The measure defines in-city or onsite resettlement as a “relocation site within the jurisdiction of a local government unit where the affected informal settler families are living”.

“Near-city resettlement” refers to a relocation site close to the original settlement of the affected ISFs, but within the jurisdiction of another LGU that is adjacent to the implementing LGU.

On the other hand, “off-city” relocation is a relocation site developed outside, and not adjacent to the LGU where the affected ISFs originally settled.

“Off-site resettlement may be resorted to only when in-city or near-city resettlement is not feasible.”

The measure mandates that off-site resettlement may be resorted to only when in-city or near-city resettlement is not feasible.
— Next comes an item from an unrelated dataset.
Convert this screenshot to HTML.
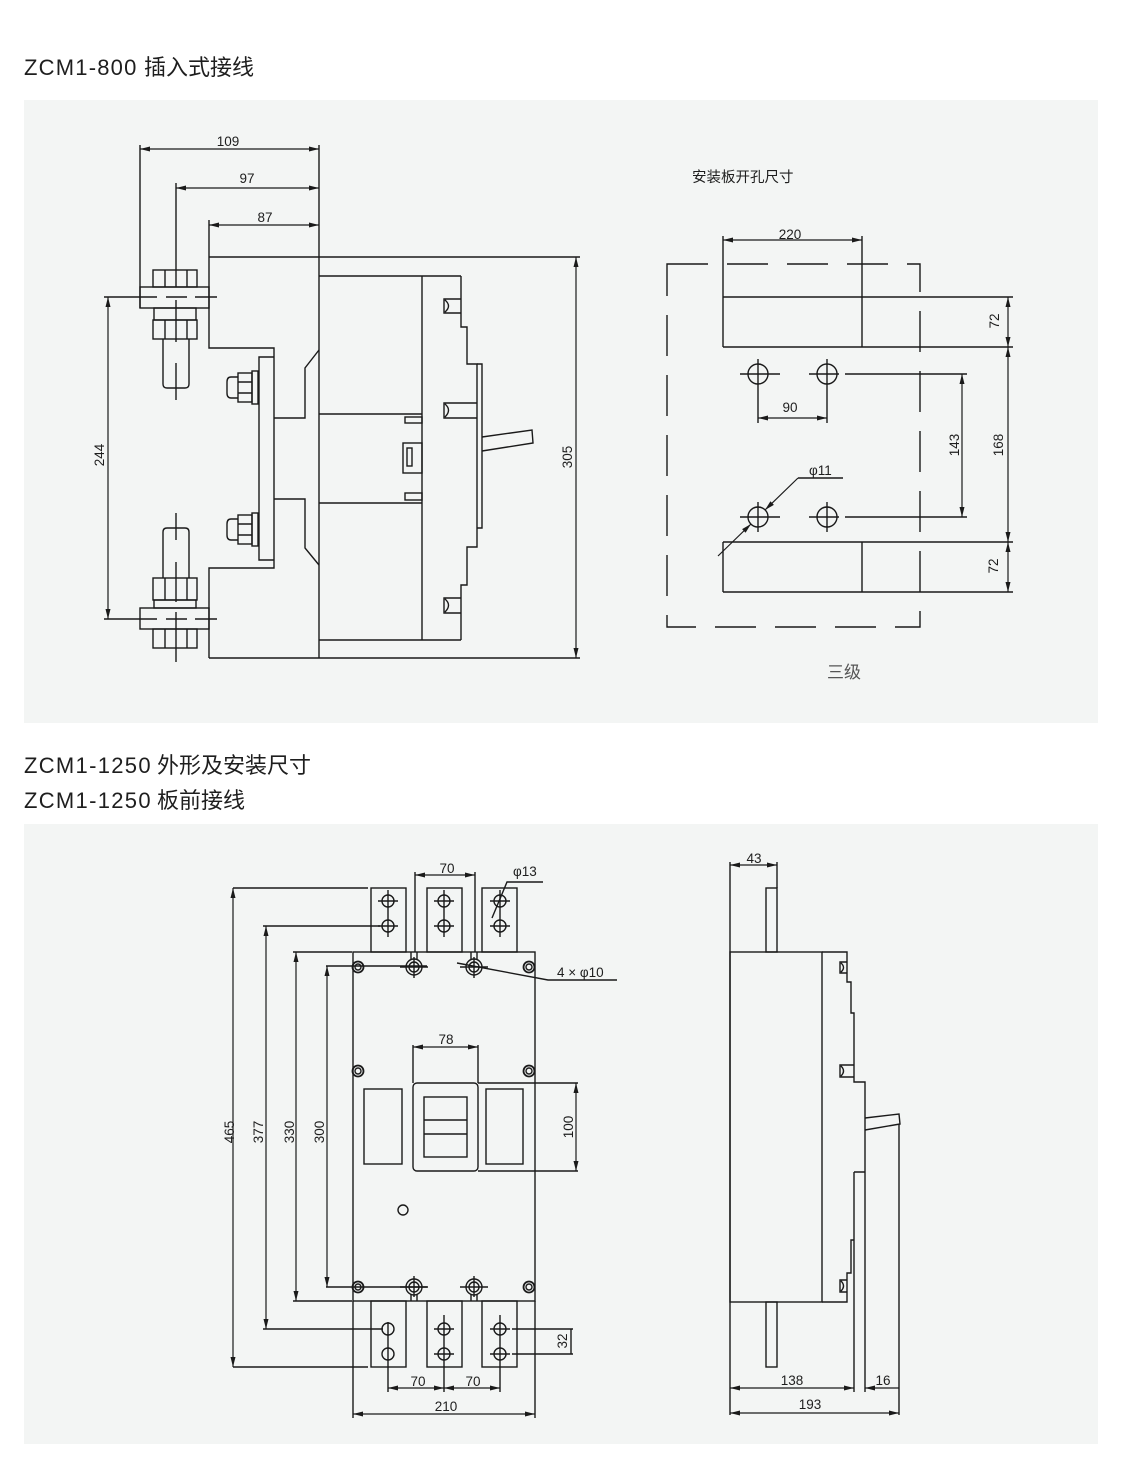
<!DOCTYPE html>
<html>
<head>
<meta charset="utf-8">
<style>
html,body{margin:0;padding:0;background:#fff;}
svg{display:block;}
.t{font-family:"Liberation Sans","Noto Sans CJK SC",sans-serif;fill:#1e1e1e;}
.n{font-family:"Liberation Sans",sans-serif;font-size:13.5px;fill:#1e1e1e;}
.l{stroke:#1a1a1a;stroke-width:1.4;fill:none;}
.d{stroke:#1a1a1a;stroke-width:1.2;fill:none;marker-start:url(#a);marker-end:url(#a);}
</style>
</head>
<body>
<svg width="1121" height="1471" viewBox="0 0 1121 1471" xmlns="http://www.w3.org/2000/svg">
<defs>
<marker id="a" viewBox="0 0 12 6" refX="12" refY="3" markerWidth="12" markerHeight="5" orient="auto-start-reverse" markerUnits="userSpaceOnUse"><path d="M0,0L12,3L0,6z" fill="#1a1a1a"/></marker>
<marker id="e" viewBox="0 0 12 6" refX="12" refY="3" markerWidth="12" markerHeight="5" orient="auto" markerUnits="userSpaceOnUse"><path d="M0,0L12,3L0,6z" fill="#1a1a1a"/></marker>
</defs>

<!-- panels -->
<rect x="24" y="100" width="1074" height="623" fill="#f3f5f4"/>
<rect x="24" y="824" width="1074" height="620" fill="#f3f5f4"/>

<!-- titles -->
<text class="t" y="75" font-size="22"><tspan x="24" letter-spacing="1.2">ZCM1-800</tspan><tspan x="144">插入式接线</tspan></text>
<text class="t" y="773" font-size="22"><tspan x="24" letter-spacing="1.3">ZCM1-1250</tspan><tspan x="157">外形及安装尺寸</tspan></text>
<text class="t" y="808" font-size="22"><tspan x="24" letter-spacing="1.3">ZCM1-1250</tspan><tspan x="157">板前接线</tspan></text>

<!-- ================= TOP LEFT ================= -->
<g>
<line class="d" x1="140" y1="149" x2="319" y2="149"/>
<line class="d" x1="176" y1="188" x2="319" y2="188"/>
<line class="d" x1="209" y1="225" x2="319" y2="225"/>
<text class="n" x="228" y="146" text-anchor="middle">109</text>
<text class="n" x="247" y="183" text-anchor="middle">97</text>
<text class="n" x="265" y="222" text-anchor="middle">87</text>

<path class="l" d="M140,145V308 M319,145V658 M176,183V287 M176,300V342 M176,363V400"/>
<path class="l" d="M209,220V348H274V568H209V658"/>
<path class="l" d="M209,257H580 M209,658H580"/>
<path class="l" d="M319,276H461 M319,640H461 M422,276V640 M319,414H422 M319,503H422"/>
<path class="l" d="M461,276V327H467V364H477V547H467V585H461V640"/>
<path class="l" d="M477,364H482V528H477"/>
<path class="l" d="M482,437L532,430L533,443L482,451"/>
<path class="l" d="M461,299H444V313H461 M445,300Q452,306 445,312"/>
<path class="l" d="M477,403H444V418H477 M445,404Q452,410 445,417"/>
<path class="l" d="M461,598H444V613H461 M445,599Q452,605 445,612"/>
<rect class="l" x="405" y="417" width="17" height="6"/>
<rect class="l" x="403" y="443" width="19" height="30"/>
<rect class="l" x="407" y="448" width="5" height="18"/>
<rect class="l" x="405" y="493" width="17" height="7"/>
<path class="l" d="M319,350L305,368V418H274 M274,499H305V548L319,565"/>
<path class="l" d="M274,357H259V560H274"/>
<g>
<path class="l" d="M238,377H231Q227,377 227,382V393Q227,398 231,398H238"/>
<rect class="l" x="238" y="373" width="14" height="29"/>
<path class="l" d="M238,382H252 M238,393H252"/>
<rect class="l" x="252" y="371" width="6" height="33"/>
</g>
<g>
<path class="l" d="M238,519H231Q227,519 227,524V535Q227,540 231,540H238"/>
<rect class="l" x="238" y="515" width="14" height="29"/>
<path class="l" d="M238,524H252 M238,535H252"/>
<rect class="l" x="252" y="513" width="6" height="33"/>
</g>
<rect class="l" x="153" y="270" width="44" height="17"/>
<path class="l" d="M165,270V287 M187,270V287"/>
<rect class="l" x="140" y="287" width="69" height="21"/>
<path class="l" d="M104,297H157 M166,297H187 M195,297H217"/>
<rect class="l" x="154" y="308" width="42" height="12"/>
<rect class="l" x="153" y="320" width="44" height="19"/>
<path class="l" d="M165,320V339 M187,320V339"/>
<path class="l" d="M163,339V384Q163,388 167,388H185Q189,388 189,384V339"/>
<path class="l" d="M163,578V532Q163,528 167,528H185Q189,528 189,532V578"/>
<rect class="l" x="153" y="578" width="44" height="22"/>
<path class="l" d="M165,578V600 M187,578V600"/>
<rect class="l" x="154" y="600" width="42" height="8"/>
<rect class="l" x="140" y="608" width="69" height="21"/>
<path class="l" d="M104,619H157 M166,619H187 M195,619H217"/>
<rect class="l" x="153" y="629" width="44" height="19"/>
<path class="l" d="M165,629V648 M187,629V648"/>
<path class="l" d="M176,513V540 M176,562V602 M176,612V662"/>
<line class="d" x1="108" y1="297" x2="108" y2="619"/>
<text class="n" transform="translate(104,455) rotate(-90)" text-anchor="middle">244</text>
<line class="d" x1="576" y1="257" x2="576" y2="658"/>
<text class="n" transform="translate(572,457) rotate(-90)" text-anchor="middle">305</text>
</g>

<!-- ================= TOP RIGHT ================= -->
<g>
<text class="t" x="692" y="182" font-size="14.5">安装板开孔尺寸</text>
<path class="l" d="M667,264H920V627H667Z" stroke-dasharray="41 19"/>
<line class="d" x1="723" y1="240" x2="862" y2="240"/>
<text class="n" x="790" y="239" text-anchor="middle">220</text>
<path class="l" d="M723,236V347 M862,236V347"/>
<path class="l" d="M723,297H1013 M723,347H1013"/>
<line class="d" x1="1008" y1="297" x2="1008" y2="347"/>
<text class="n" transform="translate(999,321) rotate(-90)" text-anchor="middle">72</text>
<circle class="l" cx="758" cy="374" r="10"/>
<circle class="l" cx="827" cy="374" r="10"/>
<circle class="l" cx="758" cy="517" r="10"/>
<circle class="l" cx="827" cy="517" r="10"/>
<path class="l" d="M740,374H780 M809,374H839 M758,359V423 M827,359V423 M845,374H967"/>
<path class="l" d="M740,517H780 M809,517H839 M758,502V532 M827,502V532 M845,517H967"/>
<line class="d" x1="758" y1="418" x2="827" y2="418"/>
<text class="n" x="790" y="412" text-anchor="middle">90</text>
<line class="d" x1="962" y1="374" x2="962" y2="517"/>
<text class="n" transform="translate(959,445) rotate(-90)" text-anchor="middle">143</text>
<line class="d" x1="1008" y1="347" x2="1008" y2="542"/>
<text class="n" transform="translate(1003,445) rotate(-90)" text-anchor="middle">168</text>
<path class="l" d="M723,542H1013 M723,592H1013 M723,542V592 M862,542V592"/>
<line class="d" x1="1008" y1="542" x2="1008" y2="592"/>
<text class="n" transform="translate(998,566) rotate(-90)" text-anchor="middle">72</text>
<path class="l" d="M843,478H798" stroke-width="1.2"/>
<line x1="798" y1="478" x2="765" y2="510" stroke="#1a1a1a" stroke-width="1.2" marker-end="url(#e)"/>
<line x1="718" y1="556" x2="751" y2="524" stroke="#1a1a1a" stroke-width="1.2" marker-end="url(#e)"/>
<text class="n" x="809" y="475">φ11</text>
<text class="t" x="827" y="678" font-size="17" style="fill:#555">三级</text>
</g>

<!-- ================= BOTTOM FRONT VIEW ================= -->
<g>
<path class="l" d="M233,888H368 M233,1367H368" stroke-width="1.2"/>
<line class="d" x1="233" y1="888" x2="233" y2="1367"/>
<text class="n" transform="translate(234,1132) rotate(-90)" text-anchor="middle">465</text>
<path class="l" d="M263,926H380 M263,1329H383" stroke-width="1.2"/>
<line class="d" x1="266" y1="926" x2="266" y2="1329"/>
<text class="n" transform="translate(263,1132) rotate(-90)" text-anchor="middle">377</text>
<path class="l" d="M293,952H352 M293,1301H352" stroke-width="1.2"/>
<line class="d" x1="296" y1="952" x2="296" y2="1301"/>
<text class="n" transform="translate(294,1132) rotate(-90)" text-anchor="middle">330</text>
<path class="l" d="M326,966H427 M326,1287H427" stroke-width="1.2"/>
<line class="d" x1="327" y1="966" x2="327" y2="1287"/>
<text class="n" transform="translate(324,1132) rotate(-90)" text-anchor="middle">300</text>

<rect class="l" x="371" y="888" width="35" height="64"/>
<rect class="l" x="427" y="888" width="35" height="64"/>
<rect class="l" x="482" y="888" width="35" height="64"/>
<g class="l">
<circle cx="388" cy="901" r="6"/><circle cx="388" cy="926" r="6"/>
<circle cx="444" cy="901" r="6"/><circle cx="444" cy="926" r="6"/>
<circle cx="500" cy="901" r="6"/><circle cx="500" cy="926" r="6"/>
<path d="M378,901H398 M378,926H398 M388,890V937 M434,901H454 M434,926H454 M444,890V937 M490,901H510 M490,926H510 M500,890V937"/>
</g>
<path class="l" d="M415,872V952 M475,872V952" stroke-width="1.2"/>
<line class="d" x1="415" y1="875" x2="475" y2="875"/>
<text class="n" x="447" y="873" text-anchor="middle">70</text>
<path class="l" d="M543,882H507L492,918" stroke-width="1.2"/>
<text class="n" x="513" y="876">φ13</text>

<rect class="l" x="353" y="952" width="182" height="349"/>
<g class="l">
<circle cx="358" cy="967" r="5.5" stroke-width="1.8"/><circle cx="358" cy="967" r="3"/>
<circle cx="529" cy="967" r="5.5" stroke-width="1.8"/><circle cx="529" cy="967" r="3"/>
<circle cx="358" cy="1071" r="5.5" stroke-width="1.8"/><circle cx="358" cy="1071" r="3"/>
<circle cx="529" cy="1071" r="5.5" stroke-width="1.8"/><circle cx="529" cy="1071" r="3"/>
<circle cx="358" cy="1287" r="5.5" stroke-width="1.8"/><circle cx="358" cy="1287" r="3"/>
<circle cx="529" cy="1287" r="5.5" stroke-width="1.8"/><circle cx="529" cy="1287" r="3"/>
</g>
<g class="l">
<circle cx="414" cy="967" r="8"/><circle cx="414" cy="967" r="5"/>
<circle cx="474" cy="967" r="8"/><circle cx="474" cy="967" r="5"/>
<path d="M411,952V959 M417,952V959 M471,952V959 M477,952V959"/>
<path d="M400,967H428 M414,957V978 M460,967H488 M474,957V978"/>
<circle cx="414" cy="1287" r="8"/><circle cx="414" cy="1287" r="5"/>
<circle cx="474" cy="1287" r="8"/><circle cx="474" cy="1287" r="5"/>
<path d="M411,1294V1301 M417,1294V1301 M471,1294V1301 M477,1294V1301"/>
<path d="M400,1287H428 M414,1276V1297 M460,1287H488 M474,1276V1297"/>
</g>
<path class="l" d="M457,963L548,980H617" stroke-width="1.2"/>
<text class="n" x="557" y="977">4 × φ10</text>

<path class="l" d="M413,1045V1083 M478,1045V1083" stroke-width="1.2"/>
<line class="d" x1="413" y1="1047" x2="478" y2="1047"/>
<text class="n" x="446" y="1044" text-anchor="middle">78</text>
<rect class="l" x="413" y="1083" width="65" height="88" rx="4"/>
<rect class="l" x="424" y="1097" width="43" height="60"/>
<path class="l" d="M424,1120H467 M424,1134H467"/>
<rect class="l" x="364" y="1089" width="38" height="75"/>
<rect class="l" x="486" y="1089" width="37" height="75"/>
<path class="l" d="M478,1083H578 M478,1171H578" stroke-width="1.2"/>
<line class="d" x1="576" y1="1083" x2="576" y2="1171"/>
<text class="n" transform="translate(573,1127) rotate(-90)" text-anchor="middle">100</text>
<circle class="l" cx="403" cy="1210" r="5"/>

<rect class="l" x="371" y="1301" width="35" height="66"/>
<rect class="l" x="427" y="1301" width="35" height="66"/>
<rect class="l" x="482" y="1301" width="35" height="66"/>
<g class="l">
<circle cx="388" cy="1329" r="6"/><circle cx="388" cy="1354" r="6"/>
<circle cx="444" cy="1329" r="6"/><circle cx="444" cy="1354" r="6"/>
<circle cx="500" cy="1329" r="6"/><circle cx="500" cy="1354" r="6"/>
<path d="M388,1322V1392 M434,1329H454 M434,1354H454 M444,1315V1392 M490,1329H510 M490,1354H510 M500,1315V1392"/>
</g>
<path class="l" d="M512,1329H573 M512,1354H573" stroke-width="1.2"/>
<line class="l" x1="571" y1="1329" x2="571" y2="1354" stroke-width="1.2"/>
<text class="n" transform="translate(567,1341) rotate(-90)" text-anchor="middle">32</text>
<line class="d" x1="388" y1="1388" x2="444" y2="1388"/>
<line class="d" x1="444" y1="1388" x2="500" y2="1388"/>
<text class="n" x="418" y="1386" text-anchor="middle">70</text>
<text class="n" x="473" y="1386" text-anchor="middle">70</text>
<path class="l" d="M353,1301V1418 M535,1301V1418" stroke-width="1.2"/>
<line class="d" x1="353" y1="1414" x2="535" y2="1414"/>
<text class="n" x="446" y="1411" text-anchor="middle">210</text>
</g>

<!-- ================= BOTTOM SIDE VIEW ================= -->
<g>
<line class="d" x1="730" y1="865" x2="777" y2="865"/>
<text class="n" x="754" y="863" text-anchor="middle">43</text>
<path class="l" d="M730,862V1415 M777,862V888" stroke-width="1.3"/>
<rect class="l" x="766" y="888" width="11" height="64"/>
<rect class="l" x="730" y="952" width="92" height="350"/>
<path class="l" d="M822,952H847V982H851V1013H854V1082H865V1172H854 M865,1172V1392 M854,1172V1392 M854,1240H851V1273H847V1302H822"/>
<path class="l" d="M847,962H840V973H847 M841,963Q846,967.5 841,972"/>
<path class="l" d="M854,1065H840V1077H854 M841,1066Q846,1071 841,1076"/>
<path class="l" d="M847,1280H840V1292H847 M841,1281Q846,1286 841,1291"/>
<path class="l" d="M865,1118L899,1114L900,1124L865,1130"/>
<path class="l" d="M899,1124V1415" stroke-width="1.3"/>
<rect class="l" x="766" y="1302" width="11" height="65"/>
<line class="d" x1="730" y1="1388" x2="854" y2="1388"/>
<text class="n" x="792" y="1385" text-anchor="middle">138</text>
<line x1="899" y1="1388" x2="865" y2="1388" stroke="#1a1a1a" stroke-width="1.2" marker-end="url(#e)"/>
<text class="n" x="883" y="1385" text-anchor="middle">16</text>
<line class="d" x1="730" y1="1413" x2="899" y2="1413"/>
<text class="n" x="810" y="1409" text-anchor="middle">193</text>
</g>
</svg>
</body>
</html>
For this purpose, the implementing LGU may purchase lands outside its jurisdiction, taking into consideration its feasibility, viability, budgetary concerns, zoning ordinances and other relevant laws.

LGUs are to implement the on-site, near-city or off-city housing program for ISFs in partnership with the Department of Human Settlements and Urban Development, National Housing Authority, National Home Mortgage Finance Corp., Home Development Mutual Fund, and Social Housing Finance Corp

HB 5 also calls for adequate consultation with the affected families.

Implementing LGUs, in coordination with the Presidential Commission for the Urban Poor and concerned government agencies, shall give affected ISFs an opportunity to be heard and to participate in the decision-making process over matters affecting the protection and promotion of their legitimate collective interests.

The ISFs shall also assist the government in preventing the incursion of professional squatters and members of squatting syndicates into their communities.

Meanwhile, other agencies, including the Department of Labor and Employment, Technical Education and Skills Development Authority, Department of Social Welfare and Development, Department of Science and Technology, and Philippine Trade and Training Center, are mandated to provide skills and livelihood training to the program beneficiaries.

The Department of Human Settlements and Urban Development and the Department of the Interior and Local Government, in consultation with appropriate agencies, civil society groups, the private sector and representatives of ISFs, shall issue the implementing rules and regulations.